Paul Cayard - Part 2
Tuesday March 5th 2002, Author: Andy Rice, Location: United Kingdom

With Cayard out of Cup action, it was also an opportunity to quiz him about the Sean Reeves affair. While he wasn't up on the very latest developments, having just spent three weeks at sea, he did have this to say. "This is about one person who made one incredibly stupid move." So the prognosis for OneWorld? "Sean worked for them for a while, and might have tainted them by some of his actions. The trouble is, the protocol is not well written.
"First of all it is a grey line, and no one quite knows where the grey line is, and a lot of that is intellectual property that the designers carry around with them in their minds or in hard form. But are they sketches on a napkin or are they full plans of something? It's a very difficult thing. One, it's been very poorly written in the protocol, so there's doubt, there's clouds, there's greyness. Two, it's very hard to police. It could be that all the teams have consciously tried to abide by the rules as they've been laid out to them.
"But later it might emerge that they broke the rules. But they didn't know it at the time so the question is, what should the penalty be for that? So what do you do and do you look at what actually happened and ask if there was any material advantage? If there was material advantage, do you discard that?

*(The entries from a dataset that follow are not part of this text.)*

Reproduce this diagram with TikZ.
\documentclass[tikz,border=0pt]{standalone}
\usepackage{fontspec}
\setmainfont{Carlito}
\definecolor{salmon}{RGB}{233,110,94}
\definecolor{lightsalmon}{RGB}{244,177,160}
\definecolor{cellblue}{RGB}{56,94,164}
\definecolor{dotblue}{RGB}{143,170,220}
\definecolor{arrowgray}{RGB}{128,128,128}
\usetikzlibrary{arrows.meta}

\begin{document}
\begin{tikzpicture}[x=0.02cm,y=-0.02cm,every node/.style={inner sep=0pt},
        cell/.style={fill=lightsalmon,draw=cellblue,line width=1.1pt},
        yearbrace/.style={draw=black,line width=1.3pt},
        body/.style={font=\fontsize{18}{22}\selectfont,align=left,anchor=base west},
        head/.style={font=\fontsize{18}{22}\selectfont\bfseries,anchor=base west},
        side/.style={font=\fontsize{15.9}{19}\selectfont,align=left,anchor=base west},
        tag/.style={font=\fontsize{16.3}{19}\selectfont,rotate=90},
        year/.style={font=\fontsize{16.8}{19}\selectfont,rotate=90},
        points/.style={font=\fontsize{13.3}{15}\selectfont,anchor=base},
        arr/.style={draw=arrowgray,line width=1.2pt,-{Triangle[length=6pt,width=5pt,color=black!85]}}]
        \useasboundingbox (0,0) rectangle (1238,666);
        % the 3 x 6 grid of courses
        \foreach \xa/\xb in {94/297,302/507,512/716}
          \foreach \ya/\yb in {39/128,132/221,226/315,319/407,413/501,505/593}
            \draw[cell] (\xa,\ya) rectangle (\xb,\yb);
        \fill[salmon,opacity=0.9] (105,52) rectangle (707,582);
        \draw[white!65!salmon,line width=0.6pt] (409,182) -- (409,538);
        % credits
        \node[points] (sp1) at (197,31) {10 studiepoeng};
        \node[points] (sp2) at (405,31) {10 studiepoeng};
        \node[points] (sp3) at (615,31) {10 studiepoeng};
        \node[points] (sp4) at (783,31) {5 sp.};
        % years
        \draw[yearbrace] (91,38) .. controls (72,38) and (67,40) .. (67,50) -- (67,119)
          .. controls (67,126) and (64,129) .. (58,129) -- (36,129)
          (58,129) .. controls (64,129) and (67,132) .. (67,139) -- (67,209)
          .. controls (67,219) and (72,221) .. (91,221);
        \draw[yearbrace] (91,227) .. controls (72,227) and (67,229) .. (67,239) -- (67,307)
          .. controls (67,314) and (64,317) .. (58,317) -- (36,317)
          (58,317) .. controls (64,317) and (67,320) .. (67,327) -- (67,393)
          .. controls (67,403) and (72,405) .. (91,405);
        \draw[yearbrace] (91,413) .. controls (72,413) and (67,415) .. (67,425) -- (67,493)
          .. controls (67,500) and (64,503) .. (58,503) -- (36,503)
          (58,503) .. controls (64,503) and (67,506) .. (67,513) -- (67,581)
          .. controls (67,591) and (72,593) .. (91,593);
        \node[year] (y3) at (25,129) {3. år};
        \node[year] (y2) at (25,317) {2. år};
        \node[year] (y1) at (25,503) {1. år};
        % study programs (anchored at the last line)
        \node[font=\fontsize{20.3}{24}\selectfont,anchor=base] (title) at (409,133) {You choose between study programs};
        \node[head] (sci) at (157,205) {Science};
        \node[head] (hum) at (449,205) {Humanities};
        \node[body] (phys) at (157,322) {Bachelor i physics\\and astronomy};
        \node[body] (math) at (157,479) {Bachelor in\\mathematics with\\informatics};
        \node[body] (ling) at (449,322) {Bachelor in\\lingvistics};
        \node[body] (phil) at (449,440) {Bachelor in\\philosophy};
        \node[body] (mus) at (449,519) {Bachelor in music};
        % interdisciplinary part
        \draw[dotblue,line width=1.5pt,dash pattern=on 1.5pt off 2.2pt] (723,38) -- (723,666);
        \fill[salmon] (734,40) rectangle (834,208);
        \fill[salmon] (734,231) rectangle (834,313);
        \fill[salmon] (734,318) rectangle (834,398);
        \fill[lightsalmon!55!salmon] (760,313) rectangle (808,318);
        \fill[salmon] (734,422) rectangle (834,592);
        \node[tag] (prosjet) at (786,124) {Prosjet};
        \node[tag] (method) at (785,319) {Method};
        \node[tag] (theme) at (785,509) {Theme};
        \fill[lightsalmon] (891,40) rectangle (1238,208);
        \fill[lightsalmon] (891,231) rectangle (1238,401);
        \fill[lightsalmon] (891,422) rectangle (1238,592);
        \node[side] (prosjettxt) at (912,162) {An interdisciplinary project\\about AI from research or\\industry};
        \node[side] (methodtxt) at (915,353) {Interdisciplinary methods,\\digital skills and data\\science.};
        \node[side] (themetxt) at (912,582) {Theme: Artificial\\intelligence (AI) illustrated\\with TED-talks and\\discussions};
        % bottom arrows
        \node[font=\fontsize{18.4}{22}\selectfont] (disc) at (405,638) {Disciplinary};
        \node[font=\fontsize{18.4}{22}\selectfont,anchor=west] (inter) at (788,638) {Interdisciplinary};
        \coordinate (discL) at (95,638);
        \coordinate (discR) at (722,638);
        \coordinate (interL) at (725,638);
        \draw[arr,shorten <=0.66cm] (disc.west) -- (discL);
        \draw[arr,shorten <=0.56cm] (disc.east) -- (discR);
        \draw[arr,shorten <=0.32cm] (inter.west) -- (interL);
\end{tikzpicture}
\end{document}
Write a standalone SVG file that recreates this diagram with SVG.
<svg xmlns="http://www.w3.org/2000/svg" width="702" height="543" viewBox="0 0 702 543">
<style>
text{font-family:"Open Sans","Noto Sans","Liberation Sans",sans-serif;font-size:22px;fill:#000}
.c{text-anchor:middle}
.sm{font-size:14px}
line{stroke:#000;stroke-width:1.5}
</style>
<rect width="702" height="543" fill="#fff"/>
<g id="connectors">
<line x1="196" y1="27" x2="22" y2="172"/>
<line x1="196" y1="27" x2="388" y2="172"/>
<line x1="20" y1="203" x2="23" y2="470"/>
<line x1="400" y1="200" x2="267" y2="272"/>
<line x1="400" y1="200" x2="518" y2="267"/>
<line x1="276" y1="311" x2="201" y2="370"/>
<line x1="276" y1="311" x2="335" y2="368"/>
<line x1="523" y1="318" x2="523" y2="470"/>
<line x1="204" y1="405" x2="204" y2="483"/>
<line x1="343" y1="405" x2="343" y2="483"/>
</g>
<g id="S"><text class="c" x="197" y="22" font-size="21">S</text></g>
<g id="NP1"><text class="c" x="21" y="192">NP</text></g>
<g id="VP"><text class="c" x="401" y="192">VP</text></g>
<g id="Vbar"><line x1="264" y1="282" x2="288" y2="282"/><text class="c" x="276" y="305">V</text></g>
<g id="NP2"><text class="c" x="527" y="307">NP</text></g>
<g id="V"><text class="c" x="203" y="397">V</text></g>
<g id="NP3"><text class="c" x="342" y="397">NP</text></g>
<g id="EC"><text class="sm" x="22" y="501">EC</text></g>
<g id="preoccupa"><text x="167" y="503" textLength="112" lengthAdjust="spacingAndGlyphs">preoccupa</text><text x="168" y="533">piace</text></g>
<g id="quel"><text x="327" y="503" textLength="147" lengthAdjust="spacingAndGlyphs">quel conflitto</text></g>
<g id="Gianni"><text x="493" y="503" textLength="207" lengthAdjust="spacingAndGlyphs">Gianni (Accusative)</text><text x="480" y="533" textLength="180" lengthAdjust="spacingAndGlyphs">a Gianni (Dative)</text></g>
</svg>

Or do you have to go on the principle of that, and say: 'Sorry, you broke the protocol of the America's Cup so you're a gonna,' which is not a good thing big picture.

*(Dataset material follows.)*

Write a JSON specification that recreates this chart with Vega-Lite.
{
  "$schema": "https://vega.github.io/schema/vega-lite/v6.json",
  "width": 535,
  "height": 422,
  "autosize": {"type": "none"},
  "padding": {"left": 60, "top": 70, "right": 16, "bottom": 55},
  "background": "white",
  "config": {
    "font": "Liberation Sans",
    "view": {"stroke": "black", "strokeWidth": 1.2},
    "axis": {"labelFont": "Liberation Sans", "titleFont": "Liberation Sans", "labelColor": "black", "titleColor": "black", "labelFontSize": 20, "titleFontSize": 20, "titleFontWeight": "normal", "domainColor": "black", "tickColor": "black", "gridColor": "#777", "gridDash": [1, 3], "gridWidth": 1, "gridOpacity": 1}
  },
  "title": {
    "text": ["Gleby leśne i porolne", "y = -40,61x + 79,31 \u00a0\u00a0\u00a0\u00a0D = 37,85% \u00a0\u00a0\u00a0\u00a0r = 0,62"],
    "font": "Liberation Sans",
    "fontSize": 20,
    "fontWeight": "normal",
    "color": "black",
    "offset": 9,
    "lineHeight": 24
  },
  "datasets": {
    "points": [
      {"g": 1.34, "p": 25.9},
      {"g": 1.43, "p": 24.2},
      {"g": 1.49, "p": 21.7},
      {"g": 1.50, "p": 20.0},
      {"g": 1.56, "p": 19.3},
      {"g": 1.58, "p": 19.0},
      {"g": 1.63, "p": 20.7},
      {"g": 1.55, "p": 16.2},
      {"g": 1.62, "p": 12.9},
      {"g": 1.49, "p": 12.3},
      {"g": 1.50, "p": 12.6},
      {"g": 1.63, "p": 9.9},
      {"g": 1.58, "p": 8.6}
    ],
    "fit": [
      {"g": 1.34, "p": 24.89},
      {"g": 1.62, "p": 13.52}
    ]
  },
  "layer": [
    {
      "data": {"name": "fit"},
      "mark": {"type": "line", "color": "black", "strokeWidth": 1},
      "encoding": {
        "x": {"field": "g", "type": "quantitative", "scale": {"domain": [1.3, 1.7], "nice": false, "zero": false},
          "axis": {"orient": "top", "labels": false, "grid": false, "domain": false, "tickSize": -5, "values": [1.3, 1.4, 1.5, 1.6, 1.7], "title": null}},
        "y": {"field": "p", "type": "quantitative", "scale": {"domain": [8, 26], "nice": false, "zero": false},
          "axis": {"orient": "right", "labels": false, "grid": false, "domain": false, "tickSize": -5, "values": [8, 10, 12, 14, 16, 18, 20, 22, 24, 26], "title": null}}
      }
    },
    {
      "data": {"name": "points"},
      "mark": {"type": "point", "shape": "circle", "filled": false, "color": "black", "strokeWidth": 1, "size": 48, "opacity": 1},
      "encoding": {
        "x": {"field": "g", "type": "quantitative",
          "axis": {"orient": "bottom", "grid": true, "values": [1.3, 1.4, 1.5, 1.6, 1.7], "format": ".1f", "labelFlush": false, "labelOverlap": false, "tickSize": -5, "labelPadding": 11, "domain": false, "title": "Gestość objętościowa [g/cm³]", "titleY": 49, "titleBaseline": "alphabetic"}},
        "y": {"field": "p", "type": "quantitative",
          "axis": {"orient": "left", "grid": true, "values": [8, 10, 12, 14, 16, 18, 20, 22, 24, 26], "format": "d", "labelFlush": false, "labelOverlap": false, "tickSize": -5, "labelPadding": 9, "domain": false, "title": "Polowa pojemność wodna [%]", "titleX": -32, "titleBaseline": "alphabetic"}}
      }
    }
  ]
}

"My hope is that they'll sort through all this and realise none of all that bullshit really matters that much, as long as what we don't have now is collaboration between the design teams that are currently working this Cup. Really there's no harm, there's nothing that's going to affect this America's Cup. I mean, old shit's old shit, right? No one won won the America's Cup with an old mast or an old boat, so what the hell?"
But for the time being, politics cloud the America's Cup and Oracle politics leave Cayard sitting on the sidelines of his own campaign. No wonder he has just treated himself to a new Star boat. What does that tell us about the ambitions for his sailing career? "The two things I'd like to win are the America’s Cup and an Olympic gold medal. That would make my career complete.

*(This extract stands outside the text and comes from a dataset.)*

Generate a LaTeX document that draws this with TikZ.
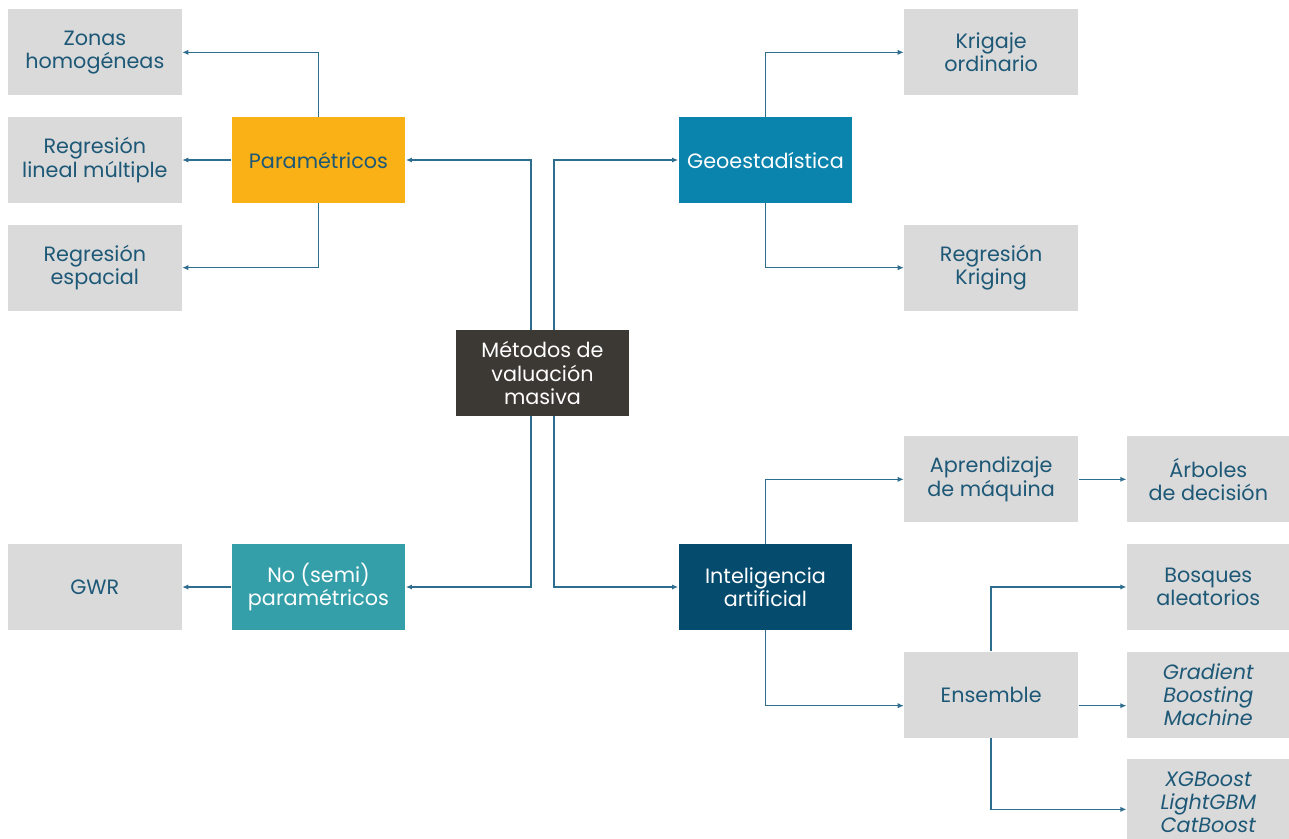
\documentclass[tikz,border=0pt]{standalone}
\usepackage{fontspec}
\setmainfont{Poppins}
\usetikzlibrary{positioning}
\usetikzlibrary{arrows.meta}

\definecolor{ctext}{HTML}{1D5877}
\definecolor{cline}{HTML}{2F6D8E}
\definecolor{cleaf}{HTML}{DADADA}
\definecolor{croot}{HTML}{3C3934}
\definecolor{cparam}{HTML}{F9B115}
\definecolor{cgeo}{HTML}{0A83AD}
\definecolor{csemi}{HTML}{349FA9}
\definecolor{cia}{HTML}{054B6E}

\begin{document}
\begin{tikzpicture}[
    x=0.02cm, y=-0.02cm,
    font=\fontsize{11.8}{13.2}\selectfont,
    box/.style={align=center, rectangle, inner sep=0pt, minimum width=3.48cm, minimum height=1.72cm},
    leaf/.style={box, fill=cleaf, text=ctext},
    leafr/.style={leaf, minimum width=3.26cm},
    link/.style={draw=cline, line width=0.85pt, -{Latex[length=3.5pt,width=3pt]}}
]
    \useasboundingbox (0,0) rectangle (1289,839);

    \node[box, fill=croot, text=white] (M) at (542.5,373) {Métodos de\\valuación\\masiva};

    \node[box, fill=cparam, text=ctext] (P) at (318.5,160) {Paramétricos};
    \node[box, fill=cgeo, text=white] (G) at (765.5,160) {Geoestadística};
    \node[box, fill=csemi, text=white] (N) at (318.5,587) {No (semi)\\paramétricos};
    \node[box, fill=cia, text=white] (IA) at (765.5,587) {Inteligencia\\artificial};

    \node[leaf] (Z) [above left=0.42cm and 0.98cm of P] {Zonas\\homogéneas};
    \node[leaf] (RL) [left=0.98cm of P] {Regresión\\lineal múltiple};
    \node[leaf] (RE) [below left=0.42cm and 0.98cm of P] {Regresión\\espacial};

    \node[leaf] (K) [above right=0.42cm and 1.02cm of G] {Krigaje\\ordinario};
    \node[leaf] (RK) [below right=0.42cm and 1.02cm of G] {Regresión\\Kriging};

    \node[leaf] (GWR) [left=0.98cm of N] {GWR};

    \node[leaf] (AM) [above right=0.42cm and 1.02cm of IA] {Aprendizaje\\de máquina};
    \node[leaf] (E) [below right=0.42cm and 1.02cm of IA] {Ensemble};
    \node[leafr] (AR) [right=0.96cm of AM] {Árboles\\de decisión};
    \node[leafr] (B) [above right=0.42cm and 0.96cm of E] {Bosques\\aleatorios};
    \node[leafr] (GB) [right=0.96cm of E] {\itshape Gradient\\\itshape Boosting\\\itshape Machine};
    \node[leafr] (XG) [below right=0.42cm and 0.96cm of E] {\itshape XGBoost\\\itshape LightGBM\\\itshape CatBoost};

    % root to the four groups
    \draw[link] ([xshift=-0.23cm]M.north) |- (P.east);
    \draw[link] ([xshift=0.23cm]M.north) |- (G.west);
    \draw[link] ([xshift=-0.23cm]M.south) |- (N.east);
    \draw[link] ([xshift=0.23cm]M.south) |- (IA.west);

    % groups to methods
    \draw[link] (P.north) |- (Z.east);
    \draw[link] (P.west) -- (RL.east);
    \draw[link] (P.south) |- (RE.east);

    \draw[link] (G.north) |- (K.west);
    \draw[link] (G.south) |- (RK.west);

    \draw[link] (N.west) -- (GWR.east);

    \draw[link] (IA.north) |- (AM.west);
    \draw[link] (IA.south) |- ([yshift=-0.22cm]E.west);
    \draw[link] (AM.east) -- (AR.west);

    \draw[link] (E.north) |- (B.west);
    \draw[link] ([yshift=-0.22cm]E.east) -- ([yshift=-0.22cm]GB.west);
    \draw[link] (E.south) |- ([yshift=-0.14cm]XG.west);

\end{tikzpicture}
\end{document}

"The Star is a boat that when I was a kid was the class of sailing. It was Buchan, Conner, Melges, Lowell North, Elvstrom. The names of the great sailors of the world came from the Star class. Then, when I was still 18 years old I was asked by Tom [Blackaller] to crew in the Star, and I thought I'd really made it. There I am crewing for Tom at 18 years old in the middle of all these great sailors. I fell in love with it as a youngster. I pursued it, I won the World Championships, I have a good record in the Star class, and the boat itself is quite interesting. It's an old boat, but it's evolved just enough to still attract new kids into it. The rig is tricky - it's hard to set the rig up properly. The competition is the toughest in the world. You get a hundred boats, with the best Brazilians like Torben Grael, to the best Swedes to the best Americans."